# TTF for a trail construction project: Please post inspirational pictures



## Joho (Apr 15, 2008)

Hi all 

I am a forest manager in the process of constructing a mountain bike freeride/xc trail. I intend to use features present in the forests to make the trail exciting. Rocks will be used as jumps and obstacles, logs will be converted to skinnies. 
The trail is as is 3 kms and rather slow and technical. Its not much land available, so I will make it a puzzle to complete the trail and I will try to slow the riders by spending time on the features on the trail. I also hope that challenging features that riders will not likely stick on the first ride, will make them return to the trail to beat it. 
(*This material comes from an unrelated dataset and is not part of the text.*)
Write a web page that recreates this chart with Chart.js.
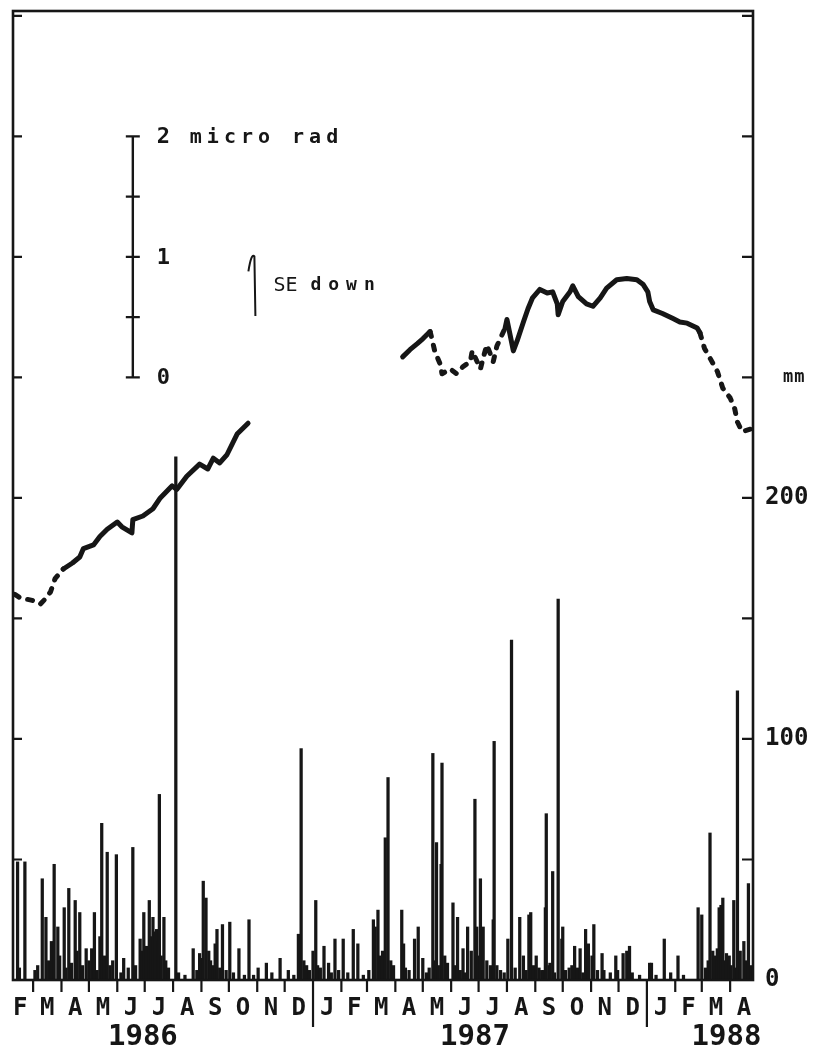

But I am looking for inspiration for exciting features to build with some basic building instructions. What I intend to do is:
Skinnies
Berms 
Ladder bridges 
See-saws

Please fill me in with more features with pictures!

Johan


----------



## radair (Dec 19, 2002)

........


----------



## General Havoc (Mar 28, 2007)

*A few things to check out*

http://www.nsmba.bc.ca/structures/structuresgood.htm

http://www.nsmba.bc.ca/index.php?option=com_content&task=blogcategory&id=23&Itemid=36

http://www.imba.com/resources/bike_management/managing_mountain_bikes.html

look at the NSMB sites and get lots of great ideas


----------



## callmetheNewGuy (May 19, 2008)

wow thanks general. that is exactly what i needed.


----------



## Trigger (Mar 14, 2005)

My suggestion would be to build things that are very strong and need little maintenance. The pics above are good - full sized logs, big rocks.


----------



## formica (Jul 4, 2004)

we've got lots of great rock ( and a truck load of cedar donated by the local utility)


----------



## x-ker (Jul 12, 2006)

I've got a few links for you to check out...
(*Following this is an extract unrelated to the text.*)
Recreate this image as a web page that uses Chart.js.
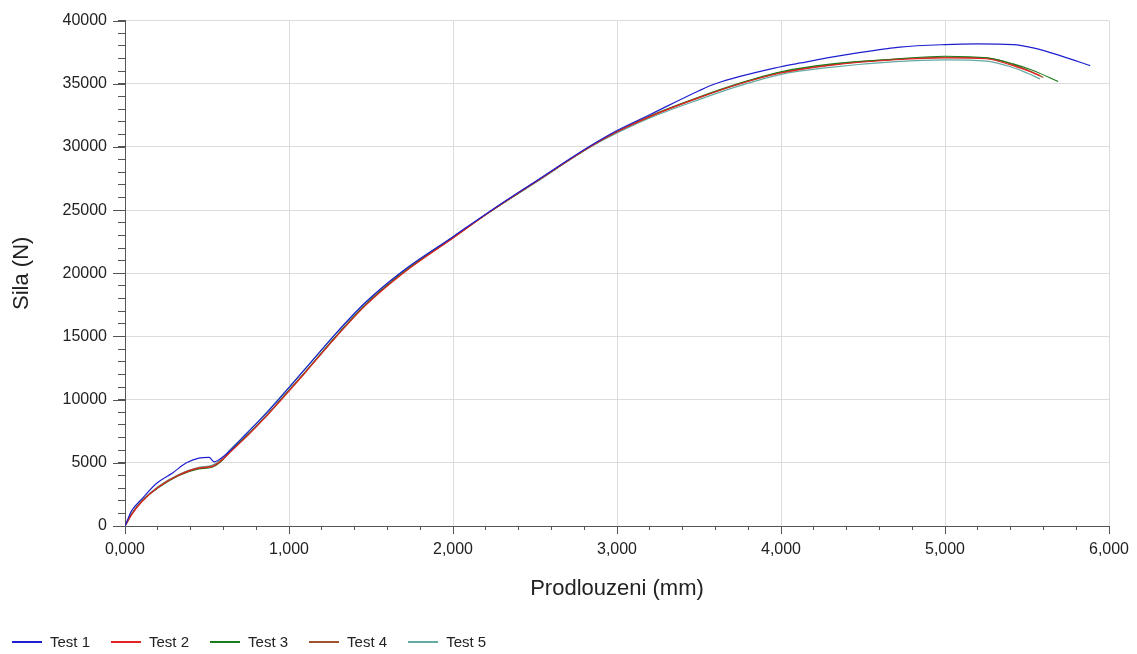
<!DOCTYPE html>
<html>
<head>
<meta charset="utf-8">
<script src="https://cdn.jsdelivr.net/npm/chart.js@4/dist/chart.umd.min.js"></script>
<style>
  html, body { margin: 0; padding: 0; background: #fff; }
  #wrap { width: 1137px; height: 654px; position: relative; }
  #legend { position: absolute; left: 12px; top: 633px; display: flex; font-family: 'Liberation Sans', Arial, sans-serif; font-size: 15px; color: #222; }
  #legend .item { display: flex; align-items: center; margin-right: 21px; }
  #legend .swatch { display: inline-block; width: 30px; height: 2px; margin-right: 8px; }
</style>
</head>
<body>
<div id="wrap"><canvas id="tahChart"></canvas><div id="legend"></div></div>
<script>
    // data (prodlouzeni v mm * 1000, sila v N)
    const seriesNames = ['Test 1', 'Test 2', 'Test 3', 'Test 4', 'Test 5'];
    const seriesColors = ['#1f1fd0', '#e32222', '#1c7a1c', '#a0522d', '#62aaa3'];

    const test1X = [0, 40, 100, 195, 290, 372, 450, 513, 543, 600, 650, 740, 860, 950, 1100, 1286, 1470, 1690, 2000, 2241, 2500, 2833, 3000, 3200, 3500, 3600, 4000, 4120, 4400, 4725, 5000, 5200, 5415, 5537, 5702, 5885];
    const test1Y = [0, 1200, 2100, 3400, 4200, 4980, 5370, 5430, 5080, 5500, 6100, 7300, 8900, 10200, 12450, 15250, 17750, 20150, 22900, 25050, 27250, 30050, 31300, 32550, 34450, 35000, 36350, 36650, 37300, 37900, 38100, 38150, 38100, 37840, 37230, 36440];

    const test2X = [0, 40, 100, 200, 330, 450, 530, 580, 650, 740, 860, 950, 1100, 1286, 1470, 1690, 2000, 2241, 2500, 2833, 3000, 3200, 3500, 3750, 4000, 4300, 4700, 5000, 5250, 5400, 5500, 5580];
    const test2Y = [0, 900, 1900, 3050, 4030, 4580, 4700, 5100, 5950, 7050, 8650, 9950, 12150, 14950, 17500, 19950, 22800, 25000, 27200, 30000, 31200, 32400, 33900, 35000, 35850, 36450, 36900, 37050, 36980, 36500, 36050, 35650];

    const test3X = [0, 40, 100, 200, 330, 450, 530, 580, 650, 740, 860, 950, 1100, 1286, 1470, 1690, 2000, 2241, 2500, 2833, 3000, 3200, 3500, 3750, 4000, 4300, 4700, 5000, 5256, 5415, 5537, 5690];
    const test3Y = [0, 950, 1950, 3000, 4000, 4520, 4650, 5050, 6000, 7100, 8700, 10000, 12200, 15000, 17550, 20000, 22850, 25000, 27200, 30000, 31200, 32450, 33950, 35050, 35950, 36550, 36950, 37180, 37050, 36570, 36050, 35180];

    const test4X = [0, 40, 100, 200, 330, 450, 530, 580, 650, 740, 860, 950, 1100, 1286, 1470, 1690, 2000, 2241, 2500, 2833, 3000, 3200, 3500, 3750, 4000, 4300, 4700, 5000, 5250, 5400, 5500, 5600];
    const test4Y = [0, 900, 1900, 3050, 4050, 4600, 4720, 5100, 6000, 7100, 8700, 10000, 12200, 15000, 17550, 20000, 22800, 25000, 27200, 30000, 31200, 32400, 33900, 35000, 35900, 36500, 36950, 37100, 37050, 36600, 36100, 35500];

    const test5X = [0, 40, 100, 200, 330, 450, 530, 580, 650, 740, 860, 950, 1100, 1286, 1470, 1690, 2000, 2241, 2500, 2833, 3000, 3200, 3500, 3750, 4000, 4300, 4700, 5000, 5250, 5400, 5500, 5580];
    const test5Y = [0, 950, 1950, 3100, 4100, 4650, 4800, 5200, 6150, 7300, 8950, 10250, 12450, 15200, 17700, 20100, 22850, 25000, 27150, 29950, 31100, 32300, 33750, 34850, 35750, 36300, 36750, 36890, 36800, 36350, 35850, 35390];

    const allX = [test1X, test2X, test3X, test4X, test5X];
    const allY = [test1Y, test2Y, test3Y, test4Y, test5Y];

    const datasets = seriesNames.map((name, i) => ({
        label: name,
        data: allX[i].map((x, j) => ({ x: x, y: allY[i][j] })),
        borderColor: seriesColors[i],
        backgroundColor: seriesColors[i],
        borderWidth: 1.2,
        pointRadius: 0,
        cubicInterpolationMode: 'monotone',
        fill: false,
        order: i
    }));

    // legenda pod grafem
    const legendEl = document.getElementById('legend');
    seriesNames.forEach((name, i) => {
        const item = document.createElement('div');
        item.className = 'item';
        const sw = document.createElement('span');
        sw.className = 'swatch';
        sw.style.backgroundColor = seriesColors[i];
        const txt = document.createElement('span');
        txt.textContent = name;
        item.appendChild(sw);
        item.appendChild(txt);
        legendEl.appendChild(item);
    });

    // delsi carky u hlavnich dilku os
    const majorTicks = {
        id: 'majorTicks',
        afterDraw(chart) {
            const c = chart.ctx;
            const xs = chart.scales.x, ys = chart.scales.y;
            c.save();
            c.strokeStyle = '#555';
            c.lineWidth = 1;
            c.beginPath();
            xs.ticks.forEach(t => {
                if (Math.round(t.value) % 1000 !== 0) return;
                const px = Math.round(xs.getPixelForValue(t.value)) + 0.5;
                c.moveTo(px, ys.bottom);
                c.lineTo(px, ys.bottom + 8);
            });
            ys.ticks.forEach(t => {
                if (Math.round(t.value) % 5000 !== 0) return;
                const py = Math.round(ys.getPixelForValue(t.value)) + 0.5;
                c.moveTo(xs.left - 12, py);
                c.lineTo(xs.left, py);
            });
            c.stroke();
            c.restore();
        }
    };

    const fontName = "'Liberation Sans', Arial, sans-serif";

    const ctx = document.getElementById('tahChart').getContext('2d');
    const tahChart = new Chart(ctx, {
        type: 'line',
        data: { datasets: datasets },
        plugins: [majorTicks],
        options: {
            responsive: true,
            maintainAspectRatio: false,
            animation: false,
            layout: { padding: { left: 5, right: 28, top: 20, bottom: 48 } },
            plugins: {
                legend: { display: false },
                tooltip: { enabled: false }
            },
            scales: {
                x: {
                    type: 'linear',
                    min: 0,
                    max: 6000,
                    afterFit: scale => {
                        scale.height = 80;
                        scale.paddingRight = 0;
                        scale.paddingLeft = 0;
                    },
                    title: {
                        display: true,
                        text: 'Prodlouzeni (mm)',
                        color: '#222',
                        font: { family: fontName, size: 22 },
                        padding: { top: 15, bottom: 4 }
                    },
                    ticks: {
                        stepSize: 200,
                        autoSkip: false,
                        maxRotation: 0,
                        color: '#222',
                        font: { family: fontName, size: 16 },
                        padding: 10,
                        callback: v => Math.round(v) % 1000 === 0 ? (Math.round(v) / 1000).toFixed(3).replace('.', ',') : ''
                    },
                    grid: {
                        color: c => (c.tick && Math.round(c.tick.value) % 1000 === 0) ? '#dcdcdc' : 'rgba(0,0,0,0)',
                        tickColor: '#555',
                        tickLength: 4
                    },
                    border: { color: '#555' }
                },
                y: {
                    min: 0,
                    max: 40000,
                    afterFit: scale => { scale.width = 120; },
                    title: {
                        display: true,
                        text: 'Sila (N)',
                        color: '#222',
                        font: { family: fontName, size: 22 }
                    },
                    ticks: {
                        stepSize: 1000,
                        autoSkip: false,
                        color: '#222',
                        font: { family: fontName, size: 16 },
                        padding: 11,
                        callback: v => Math.round(v) % 5000 === 0 ? String(Math.round(v)) : ''
                    },
                    grid: {
                        color: c => (c.tick && Math.round(c.tick.value) % 5000 === 0) ? '#dcdcdc' : 'rgba(0,0,0,0)',
                        tickColor: '#555',
                        tickLength: 7
                    },
                    border: { color: '#555' }
                }
            }
        }
    });
</script>
</body>
</html>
first, here's one from the pinkbike archives. Covers trail design, general trails, freeride and north shore stunts, dirt jumps, and additional things. It's not as good of a referance as the IMBA trail building book, but it's free and a good place to get a feel for things. Also, don't let the fact that I'm linking to pinkbike scare you...the guide is actually pretty well written.
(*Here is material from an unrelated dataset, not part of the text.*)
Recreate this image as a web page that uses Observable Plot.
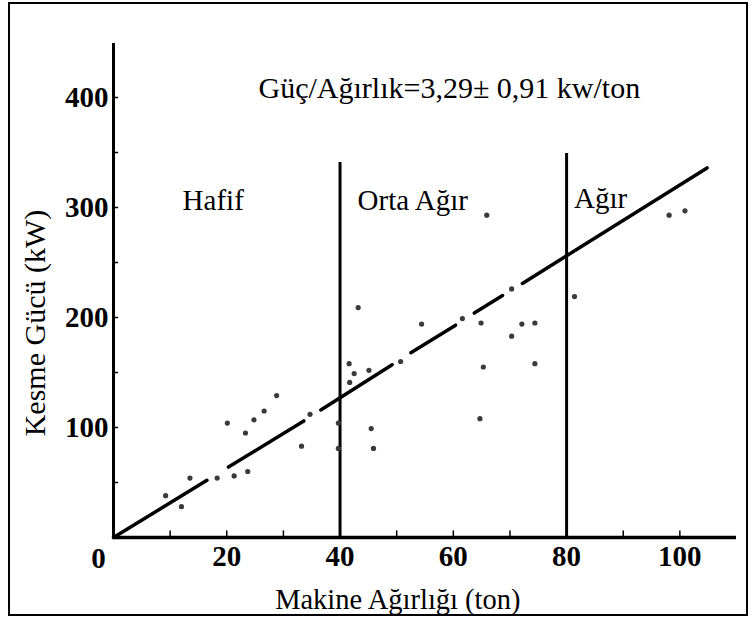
<!DOCTYPE html>
<html>
<head>
<meta charset="utf-8">
<script src="https://cdn.jsdelivr.net/npm/d3@7"></script>
<script src="https://cdn.jsdelivr.net/npm/@observablehq/plot@0.6"></script>
<style>
  html, body { margin: 0; padding: 0; background: #fff; }
  #wrap { position: relative; width: 753px; height: 619px; overflow: hidden; }
  #frame { position: absolute; left: 8px; top: 2px; width: 740px; height: 614px; border: 2px solid #000; box-sizing: border-box; pointer-events: none; }
</style>
</head>
<body>
<div id="wrap"><div id="frame"></div></div>
<script>
// Data points: machine weight (ton) and cutting power (kW)
const weights = [9.2, 12.0, 13.5, 18.3, 20.1, 21.3, 23.3, 23.7, 24.8, 26.6, 28.8, 33.2, 34.7,
  39.7, 39.7, 41.6, 42.5, 41.7, 43.2, 45.1, 45.5, 45.9, 50.7, 54.4, 61.6, 64.9, 65.3, 64.7,
  65.9, 70.3, 70.3, 72.1, 74.4, 74.4, 81.4, 98.1, 100.9];
const powers = [38, 28, 54, 54, 104, 56, 95, 60, 107, 115, 129, 83, 112,
  104, 81, 158, 149, 141, 209, 152, 99, 81, 160, 194, 199, 195, 155, 108,
  293, 226, 183, 194, 195, 158, 219, 293, 297];

// Fitted line (drawn broken, as in the scanned figure)
const segX1 = [0, 20.3, 36.6, 52.5, 63.7, 72.2];
const segY1 = [0, 64, 116, 168, 204, 231];
const segX2 = [16.5, 33.6, 49.2, 60.4, 68.7, 104.8];
const segY2 = [52, 106, 157, 193, 220, 336];

// Class boundaries
const boundaries = [40, 80];
const boundaryTops = [341, 349];

// Class labels
const classNames = ["Hafif", "Orta Ağır", "Ağır"];
const classX = [12.2, 43.1, 81.3];
const classY = [306, 306, 308];

// Ticks
const xMinorTicks = [10, 20, 30, 40, 50, 60, 70, 80, 90, 100];
const xTickLabels = [20, 40, 60, 80, 100];
const yMinorTicks = [50, 100, 150, 200, 250, 300, 350, 400];
const yTickLabels = [100, 200, 300, 400];

const title = "Güç/Ağırlık=3,29± 0,91 kw/ton";
const xTitle = "Makine Ağırlığı (ton)";
const yTitle = "Kesme Gücü (kW)";

const serif = "'Liberation Serif', 'Times New Roman', Times, Tinos, 'Noto Serif', 'DejaVu Serif', FreeSerif, serif";

const points = weights.map((w, i) => ({w, p: powers[i]}));
const segs = segX1.map((x, i) => ({x1: x, y1: segY1[i], x2: segX2[i], y2: segY2[i]}));
const bounds = boundaries.map((b, i) => ({b, top: boundaryTops[i]}));
const classes = classNames.map((n, i) => ({n, x: classX[i], y: classY[i]}));

const chart = Plot.plot({
  width: 753,
  height: 619,
  marginLeft: 113,
  marginRight: 17,
  marginTop: 42,
  marginBottom: 82,
  x: {domain: [0, 110]},
  y: {domain: [0, 450]},
  style: {fontFamily: serif, background: "transparent", color: "#000", overflow: "visible"},
  marks: [
    // axes lines
    Plot.ruleX([0], {y1: 0, y2: 449, stroke: "#000", strokeWidth: 3}),
    Plot.ruleY([0], {x1: 0, x2: 110, stroke: "#000", strokeWidth: 3.5}),
    // inward ticks
    Plot.ruleX(xMinorTicks, {x: d => d, y1: 0, y2: 6, stroke: "#000", strokeWidth: 1.5}),
    Plot.ruleY(yMinorTicks, {y: d => d, x1: 0, x2: 0.9, stroke: "#000", strokeWidth: 1.5}),
    // tick labels
    Plot.axisX({ticks: xTickLabels, tickSize: 0, tickPadding: 8, fontSize: 29, fontWeight: "bold", fontFamily: serif, label: null}),
    Plot.axisY({ticks: yTickLabels, tickSize: 0, tickPadding: 5, fontSize: 29, fontWeight: "bold", fontFamily: serif, label: null}),
    Plot.text(["0"], {x: 0, y: 0, text: d => d, dx: -15, dy: 21, fontSize: 29, fontWeight: "bold", fontFamily: serif, fill: "#000"}),
    // boundaries
    Plot.ruleX(bounds, {x: "b", y1: 0, y2: "top", stroke: "#000", strokeWidth: 3}),
    // fitted line
    Plot.link(segs, {x1: "x1", y1: "y1", x2: "x2", y2: "y2", stroke: "#000", strokeWidth: 3.5, strokeLinecap: "round"}),
    // data points
    Plot.dot(points, {x: "w", y: "p", r: 2.6, fill: "#3a3a3a", stroke: "none"}),
    // class labels
    Plot.text(classes, {x: "x", y: "y", text: "n", textAnchor: "start", fontSize: 29, fontFamily: serif, fill: "#000"}),
    // title
    Plot.text([title], {x: 25.6, y: 408, text: d => d, textAnchor: "start", fontSize: 30, fontFamily: serif, fill: "#000"}),
    // axis titles
    Plot.text([xTitle], {x: 50.2, y: 0, text: d => d, dy: 62, fontSize: 28.5, fontFamily: serif, fill: "#000"}),
    Plot.text([yTitle], {x: 0, y: 195, text: d => d, dx: -78, rotate: -90, fontSize: 30, fontFamily: serif, fill: "#000"})
  ]
});
document.getElementById("wrap").prepend(chart);
</script>
</body>
</html>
Second, have a browse through some of these threads from the nsmb boards. A few of the trail builders keep "trail logs" - basically a blog of their trails to date with pictures showing what they've done.
this is the general building board over on nsmb.
this is a thread about a trail in Calgary
this is one of the (many) north shore trail logs available

lots of extremely inspirational pictures available in the threads above.

Hope those help!


----------



## Joho (Apr 15, 2008)

*ttf hints*

thanks all for your inspirational links. We got material sawn for approx 150meters of ladder bridges and building like mad. I´ll post pics of our structures soon!


----------



## ickyickyptngzutboing (Mar 30, 2005)

Not sure how technical you're talking about, but depending on your target riders, you may want to consider having obstacle bypasses (for the more difficult obstacles) for the less experienced riders (I can think of when I was younger, there was nothing more frustrating than not being able to ride through sections of a trail but instead walkin' the bike...)


----------



## shanedawg (Jan 9, 2004)

Check out www.trailworkers.com/ and go to the soquel forest for lots of ideas. The site is currently down for some reason but there are pics of the teeter-totters, log rides, jumps, etc that we have built using all natural wood and rock, no nails or 2x4s.


----------



## BillT (Dec 24, 2003)

Here are some from a local trail that was built in conjunction with the IMBA trail building group.

Front side of wooden ladder up to a rock:









Backside of same rock:









Rock Garden:









Wooden ramps:


----------



## shanedawg (Jan 9, 2004)

Here's a better link to the trailworkers site showing the trail features that we build using only local materials found in the forest and using no nails, or screws

http://www.trailworkers.com/archivedarticles.cfm?ParkID=4


----------



## JonnyFLA (Aug 18, 2007)

BillT said:


> Here are some from a local trail that was built in conjunction with the IMBA trail building group.
> 
> Front side of wooden ladder up to a rock:
> 
> ...


Hey thats Santos !! 
I used to ride there all the time . 
Now i wish Boise would try some building like that.


----------